Task inputs:
· · · ·

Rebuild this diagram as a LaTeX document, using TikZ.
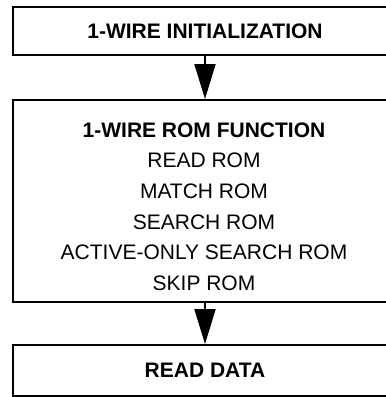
\documentclass[tikz,border=0pt]{standalone}
\usepackage{fontspec}
\setmainfont{Liberation Sans}
\usetikzlibrary{arrows.meta}
\begin{document}
\begin{tikzpicture}[x=1pt,y=-1pt,
  box/.style={draw=black,line width=2pt,minimum width=384pt,inner sep=0pt,fill=white,
    font=\fontsize{21}{30.6}\selectfont,align=center},
  flow/.style={line width=2pt,-{Triangle[length=35pt,width=21pt]}}]
\useasboundingbox[fill=white] (0,0) rectangle (386,397);
\node[box,minimum height=48pt] (init) at (205,31) {\textbf{1-WIRE INITIALIZATION}};
\node[box,minimum height=202pt] (rom) at (205,201) {};
\node[font=\fontsize{21}{30.6}\selectfont,align=center,inner sep=0pt] (romtext) at (204,206.5)
  {\textbf{1-WIRE ROM FUNCTION}\\READ ROM\\MATCH ROM\\SEARCH ROM\\ACTIVE-ONLY SEARCH ROM\\SKIP ROM};
\node[box,minimum height=51pt] (data) at (205,370.5) {\textbf{READ DATA}};
\draw[flow] (init.south) -- (rom.north);
\draw[flow] (rom.south) -- (data.north);
\end{tikzpicture}
\end{document}
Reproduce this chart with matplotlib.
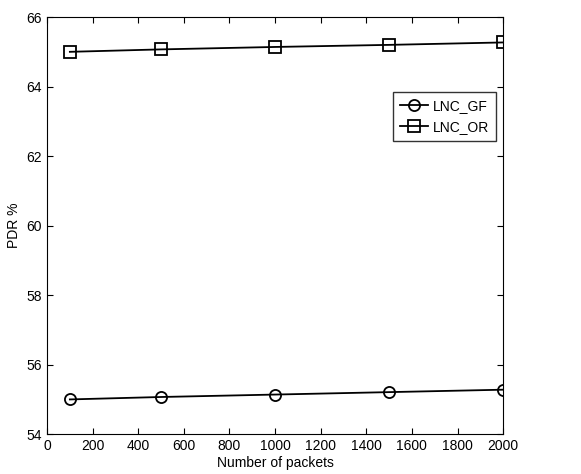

· · · ·

What is asked: Write the listing out a second time exactly, dropping all images.

Complete response:
Rebuild this diagram as a LaTeX document, using TikZ.
\documentclass[tikz,border=0pt]{standalone}
\usepackage{fontspec}
\setmainfont{Liberation Sans}
\usetikzlibrary{arrows.meta}
\begin{document}
\begin{tikzpicture}[x=1pt,y=-1pt,
  box/.style={draw=black,line width=2pt,minimum width=384pt,inner sep=0pt,fill=white,
    font=\fontsize{21}{30.6}\selectfont,align=center},
  flow/.style={line width=2pt,-{Triangle[length=35pt,width=21pt]}}]
\useasboundingbox[fill=white] (0,0) rectangle (386,397);
\node[box,minimum height=48pt] (init) at (205,31) {\textbf{1-WIRE INITIALIZATION}};
\node[box,minimum height=202pt] (rom) at (205,201) {};
\node[font=\fontsize{21}{30.6}\selectfont,align=center,inner sep=0pt] (romtext) at (204,206.5)
  {\textbf{1-WIRE ROM FUNCTION}\\READ ROM\\MATCH ROM\\SEARCH ROM\\ACTIVE-ONLY SEARCH ROM\\SKIP ROM};
\node[box,minimum height=51pt] (data) at (205,370.5) {\textbf{READ DATA}};
\draw[flow] (init.south) -- (rom.north);
\draw[flow] (rom.south) -- (data.north);
\end{tikzpicture}
\end{document}
Reproduce this chart with matplotlib.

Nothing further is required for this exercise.